Increasing contacts required for practical solution
- Jackman


Stabroek News
March 24, 2000


Contacts at all levels between the peoples of Guyana and Venezuela must be increased further if there is going to be a practical solution to the Guyana-Venezuela border controversy, according to UN Good Officer, Oliver Jackman.

Jackman, a Barbadian jurist who succeeded to the post when former UWI Vice Chancellor, Sir Alister McIntyre resigned last October, expressed this view when he spoke with journalists at a press conference he hosted at the Ministry of Foreign Affairs.

Speaking about his impressions of his first contacts with the Guyana and Venezuelan governments, Jackman admitted that he had no idea at present what a practical solution could be. "I have not been able to put down on a piece of paper what I think I should be doing over the next two years or so because I don't yet have enough information; I don't yet have enough of a feel for the details and the trend of what has gone before."

However, he said that he hoped that at the end of a meeting he expected to have with the facilitators of the two countries probably in early May, "I will be able to sketch for the Secretary General some kind of a work programme, some kind of a vision as to what may or may not be possible."

He described the facilitators as the spokesmen of their two governments and a sounding board for the UN Secretary General. Senior Counsel Ralph Ramkarran is Guyana's facilitator to the Good Officer process.

Jackman noted that during the past nine to ten years and before that "both within and outside the Good Officer procedure the contacts between the authorities and between the civil societies of the two countries have increased.

"Those contacts should be increased even more if there is going to be a practical solution to the controversy."

He observed during that period too because of the UN involvement "peace has been kept between Guyana and Venezuela and I don't think that is a negligible fact."

He stressed, however, that it was the view of the Guyana government which he believed was supported by the text of the Geneva Agreement that the Good Offices had to do with the controversy which came about as a result of Venezuela's claim that the 1899 Arbitral Award was void. "Nothing in the Geneva Agreement puts the UN Good Office's operation up against the question of settling the border controversy. We are trying to find solutions to a controversy."

Jackman responding to comments as to what his reaction would be if he perceived Venezuela's action in pursuit of its claim to the Essequibo region as threatening to this country said he would have "absolutely no hesitation [in speaking out] if I consider it was appropriate. I would bark very loud and bark in the right places."

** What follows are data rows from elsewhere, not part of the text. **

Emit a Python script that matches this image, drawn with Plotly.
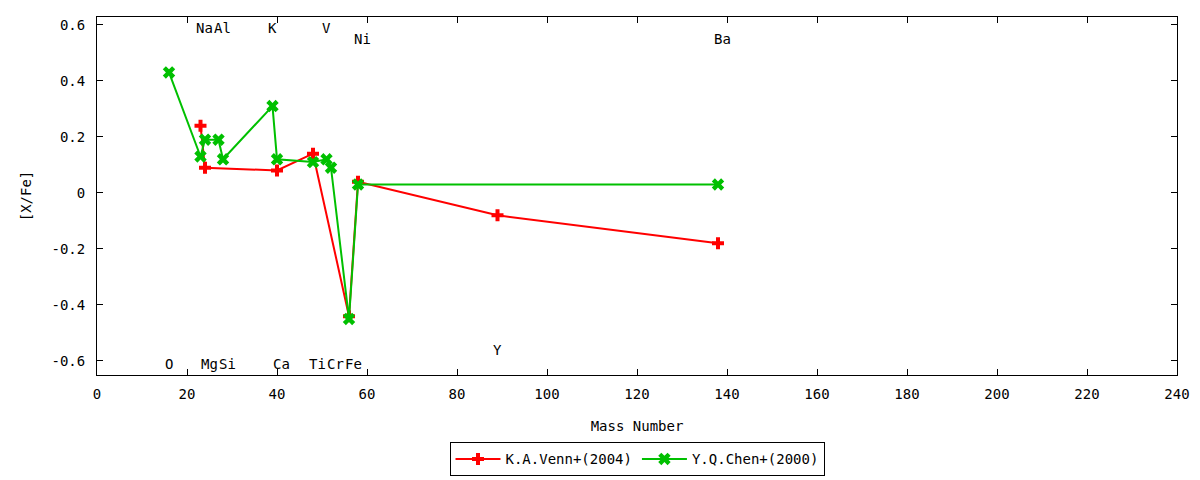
import plotly.graph_objects as go

# Data
venn_mass = [23, 24, 40, 48, 56, 58, 89, 138]
venn_xfe = [0.24, 0.09, 0.08, 0.14, -0.44, 0.04, -0.08, -0.18]

chen_mass = [16, 23, 24, 27, 28, 39, 40, 48, 51, 52, 56, 58, 138]
chen_xfe = [0.43, 0.13, 0.19, 0.19, 0.12, 0.31, 0.12, 0.11, 0.12, 0.09, -0.45, 0.03, 0.03]

label_names = ["Na", "Al", "K", "V", "Ni", "Ba", "O", "Mg", "Si", "Ca", "Ti", "Cr", "Fe", "Y"]
label_mass = [23, 27, 39, 51, 58, 138, 16, 24, 28, 40, 48, 52, 56, 89]
label_y = [0.6, 0.6, 0.6, 0.6, 0.56, 0.56, -0.6, -0.6, -0.6, -0.6, -0.6, -0.6, -0.6, -0.55]

x_ticks = list(range(0, 241, 20))
y_ticks = [-0.6, -0.4, -0.2, 0, 0.2, 0.4, 0.6]
y_tick_text = ["-0.6", "-0.4", "-0.2", "0", "0.2", "0.4", "0.6"]

FONT = "DejaVu Sans Mono"
FS = 13

fig = go.Figure()
fig.add_trace(go.Scatter(
    x=venn_mass, y=venn_xfe, mode="lines+markers", name="K.A.Venn+(2004)",
    line=dict(color="#ff0000", width=2),
    marker=dict(symbol="cross", size=10, color="#ff0000"),
))
fig.add_trace(go.Scatter(
    x=chen_mass, y=chen_xfe, mode="lines+markers", name="Y.Q.Chen+(2000)",
    line=dict(color="#00c000", width=2),
    marker=dict(symbol="x", size=11, color="#00c000"),
))

for name, m, yv in zip(label_names, label_mass, label_y):
    fig.add_annotation(
        x=m, y=yv, text=name, showarrow=False, xanchor="center", yanchor="middle",
        xshift=4 if len(name) == 2 else 0, yshift=-3,
        font=dict(family=FONT, size=FS + 1, color="black"),
    )

axis_common = dict(
    showgrid=False, zeroline=False, showline=True, linecolor="black", linewidth=1,
    mirror="ticks", ticks="inside", ticklen=6, tickcolor="black", automargin=False,
    tickfont=dict(family=FONT, size=FS + 1, color="black"),
)

fig.update_xaxes(range=[0, 240], tickvals=x_ticks, ticklabelstandoff=6,
                 title=dict(text="Mass Number", font=dict(family=FONT, size=FS + 1, color="black"), standoff=20),
                 **axis_common)
fig.update_yaxes(range=[-0.65, 0.628], tickvals=y_ticks, ticktext=y_tick_text, ticklabelstandoff=8,
                 title=dict(text="[X/Fe]", font=dict(family=FONT, size=FS + 1, color="black"), standoff=16),
                 **axis_common)

fig.update_layout(
    width=1200, height=480,
    margin=dict(l=97, r=23, t=17, b=105, autoexpand=False),
    paper_bgcolor="white", plot_bgcolor="white",
    font=dict(family=FONT, size=FS, color="black"),
    showlegend=True,
    legend=dict(orientation="h", x=0.5, xanchor="center", y=-0.283, yanchor="bottom",
                bordercolor="black", borderwidth=1, bgcolor="white",
                font=dict(family=FONT, size=FS + 1, color="black"), itemwidth=45,
                tracegroupgap=0),
)

fig.write_html("out.html",
               config={"displayModeBar": False},
               post_script="document.body.style.margin='0';document.body.style.overflow='hidden';")
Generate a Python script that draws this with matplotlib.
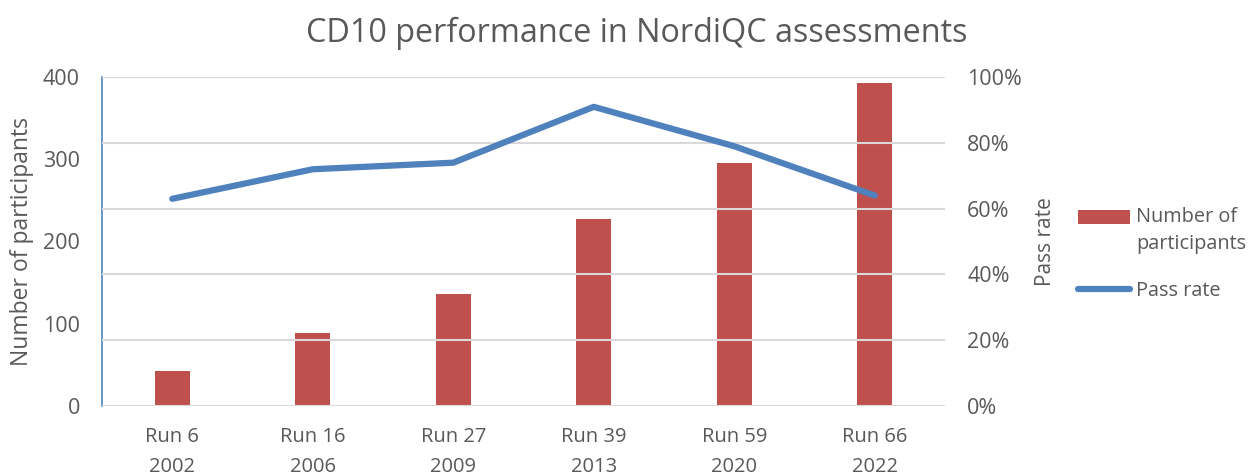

Questioned if he had perceived any flexibility on the part of Venezuela to find a peaceful solution, Jackman said that he was not prepared to comment on Venezuela's flexibility as that would require a value judgement he was not in a position to make.

However, he said that all the officials he had spoken to, military and civilian, had expressed a desire for a friendly and peaceful settlement, even though pressing Venezuela's claim to the Essequibo.

Commenting on reasons for taking up the assignment, Jackman said that he took the job because he felt maintaining peace was important. However, he observed that the process would take time and since he was retired time was what he had plenty of.

Jackman said that Venezuelan president Hugo Chavez had been initially very critical of the process but that he had subsequently changed his stance after he believed he had sought and listened to the advice he had been given.

Asked if he had been apprised of incursions into Guyana's territory in December 1998 and October 1999, Jackman said that he had been informed of the 1999 incident and was assured that it had not been a military exercise but an anti-drug exercise that had been conducted by the Venezuelan National Guard.